4. If the client fails to pay the amount of guarantee to the bank, the bank may not reject liquidating the amount of guarantee to the beneficiary upon its request within such period as specified in the letter, under Article (358) of the Egyptian Trade Law which states that:
“The bank may not refrain from paying the beneficiary for a reason ascribed to the bank’s relationship with the remitter or the remitter’s relationship with the beneficiary.”
5. In the case that the bank liquidates the guarantee to the employer at its request within such period as specified in the letter, and as the bank’s client did not cover the amount of that letter, then the bank may require the client to pay back any payment made by the bank, as stated above. In the implementation of this obligation, the contractor shall issue the order to his bank so that the bank issues an undertaking before the employer, the beneficiary, that the bank shall pay upon request a certain amount. The bank is authorized to credit in the account of the instructing client such amount when the guarantee is executed by irrevocable permission, in addition to the commission charged by the bank on the instructing client for the issuance of the letter of guarantee. This relationship between the instructing client and the bank is called “Back-to-Back Credit.”
It is evident that these three contractual relations are the main contract, the opening of a letter of credit and a letter of guarantee) may be economically related but legally independent and separate.

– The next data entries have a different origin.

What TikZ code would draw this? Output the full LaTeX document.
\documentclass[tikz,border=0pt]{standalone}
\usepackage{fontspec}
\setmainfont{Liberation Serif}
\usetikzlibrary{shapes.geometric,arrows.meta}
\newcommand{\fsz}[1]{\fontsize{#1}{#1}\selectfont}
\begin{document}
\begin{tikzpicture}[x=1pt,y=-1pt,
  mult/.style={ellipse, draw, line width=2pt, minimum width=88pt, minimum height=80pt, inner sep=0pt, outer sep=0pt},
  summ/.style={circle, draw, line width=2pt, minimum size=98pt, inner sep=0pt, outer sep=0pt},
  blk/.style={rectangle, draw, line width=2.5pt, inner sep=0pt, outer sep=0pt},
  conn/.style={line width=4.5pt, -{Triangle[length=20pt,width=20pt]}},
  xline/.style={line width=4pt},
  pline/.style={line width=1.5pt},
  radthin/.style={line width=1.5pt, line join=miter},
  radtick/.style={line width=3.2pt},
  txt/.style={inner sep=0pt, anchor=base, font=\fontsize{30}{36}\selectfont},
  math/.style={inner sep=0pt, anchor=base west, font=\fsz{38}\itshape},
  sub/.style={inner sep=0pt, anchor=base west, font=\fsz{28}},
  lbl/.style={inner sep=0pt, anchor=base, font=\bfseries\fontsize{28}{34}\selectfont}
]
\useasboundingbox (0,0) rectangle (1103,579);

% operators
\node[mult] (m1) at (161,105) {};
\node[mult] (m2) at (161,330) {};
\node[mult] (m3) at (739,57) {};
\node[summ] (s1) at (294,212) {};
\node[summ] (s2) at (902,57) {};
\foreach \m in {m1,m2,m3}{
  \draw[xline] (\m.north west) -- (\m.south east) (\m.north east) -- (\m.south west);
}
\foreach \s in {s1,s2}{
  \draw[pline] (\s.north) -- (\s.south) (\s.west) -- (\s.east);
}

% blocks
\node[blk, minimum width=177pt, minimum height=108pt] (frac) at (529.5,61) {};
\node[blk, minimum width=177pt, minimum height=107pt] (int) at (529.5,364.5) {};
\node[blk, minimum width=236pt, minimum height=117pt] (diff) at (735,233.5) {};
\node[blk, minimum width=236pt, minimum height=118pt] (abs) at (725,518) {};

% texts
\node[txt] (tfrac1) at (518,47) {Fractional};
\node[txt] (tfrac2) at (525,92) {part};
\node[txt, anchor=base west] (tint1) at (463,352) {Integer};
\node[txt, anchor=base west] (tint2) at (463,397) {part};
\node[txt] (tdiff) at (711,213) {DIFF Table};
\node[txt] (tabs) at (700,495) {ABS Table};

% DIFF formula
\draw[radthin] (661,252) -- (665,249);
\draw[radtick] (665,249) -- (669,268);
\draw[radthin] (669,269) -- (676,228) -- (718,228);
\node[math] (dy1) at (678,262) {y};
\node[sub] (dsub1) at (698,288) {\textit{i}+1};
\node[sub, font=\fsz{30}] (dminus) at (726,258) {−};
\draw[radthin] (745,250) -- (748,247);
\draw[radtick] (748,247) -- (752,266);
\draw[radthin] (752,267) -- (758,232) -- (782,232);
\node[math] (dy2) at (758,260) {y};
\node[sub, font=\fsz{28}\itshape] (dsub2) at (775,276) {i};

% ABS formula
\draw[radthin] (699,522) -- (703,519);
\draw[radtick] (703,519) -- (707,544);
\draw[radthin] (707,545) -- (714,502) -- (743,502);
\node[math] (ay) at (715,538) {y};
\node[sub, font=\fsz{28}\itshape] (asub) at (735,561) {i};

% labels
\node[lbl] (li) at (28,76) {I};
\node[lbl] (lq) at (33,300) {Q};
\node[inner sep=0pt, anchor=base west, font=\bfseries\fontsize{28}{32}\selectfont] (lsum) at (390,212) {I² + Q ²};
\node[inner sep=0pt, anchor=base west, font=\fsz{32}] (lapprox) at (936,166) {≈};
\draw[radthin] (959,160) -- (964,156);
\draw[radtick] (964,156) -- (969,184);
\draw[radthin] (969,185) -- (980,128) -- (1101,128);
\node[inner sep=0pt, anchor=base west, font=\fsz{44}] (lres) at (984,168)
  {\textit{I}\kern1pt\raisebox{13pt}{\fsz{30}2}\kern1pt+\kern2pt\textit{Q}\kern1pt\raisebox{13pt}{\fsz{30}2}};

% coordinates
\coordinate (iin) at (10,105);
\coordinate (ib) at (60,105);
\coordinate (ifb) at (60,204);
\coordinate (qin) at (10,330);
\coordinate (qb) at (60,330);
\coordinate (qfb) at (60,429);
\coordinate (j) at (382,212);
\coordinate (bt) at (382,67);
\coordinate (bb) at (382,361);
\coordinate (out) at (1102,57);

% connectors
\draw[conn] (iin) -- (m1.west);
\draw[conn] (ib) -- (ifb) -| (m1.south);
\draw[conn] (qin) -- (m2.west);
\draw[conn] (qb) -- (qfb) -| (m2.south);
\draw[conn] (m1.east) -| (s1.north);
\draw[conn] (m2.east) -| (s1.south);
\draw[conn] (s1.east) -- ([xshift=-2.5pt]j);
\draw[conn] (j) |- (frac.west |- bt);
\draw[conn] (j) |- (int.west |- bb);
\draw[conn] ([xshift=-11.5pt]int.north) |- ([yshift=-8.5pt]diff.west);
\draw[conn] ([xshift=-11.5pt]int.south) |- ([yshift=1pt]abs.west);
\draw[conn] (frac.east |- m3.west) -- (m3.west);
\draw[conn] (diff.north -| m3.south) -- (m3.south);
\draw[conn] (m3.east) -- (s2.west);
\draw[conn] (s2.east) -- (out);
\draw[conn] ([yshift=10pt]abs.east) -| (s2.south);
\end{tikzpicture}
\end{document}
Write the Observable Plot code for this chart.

Finally, it should be noted that “Independence of the bank’s obligation to the beneficiary from the latter’s relationship with the customer” means that the client’s defenses against the beneficiary do not affect the bank’s direct obligation against the latter. The client is the one who files a legal action if it is determined that it is not indebted or that his indebtedness is not justified by any payments made by the bank to the beneficiary/ Then, it may claim to recover the payments made under the letter of guarantee, if the requirements for liquidation are not met.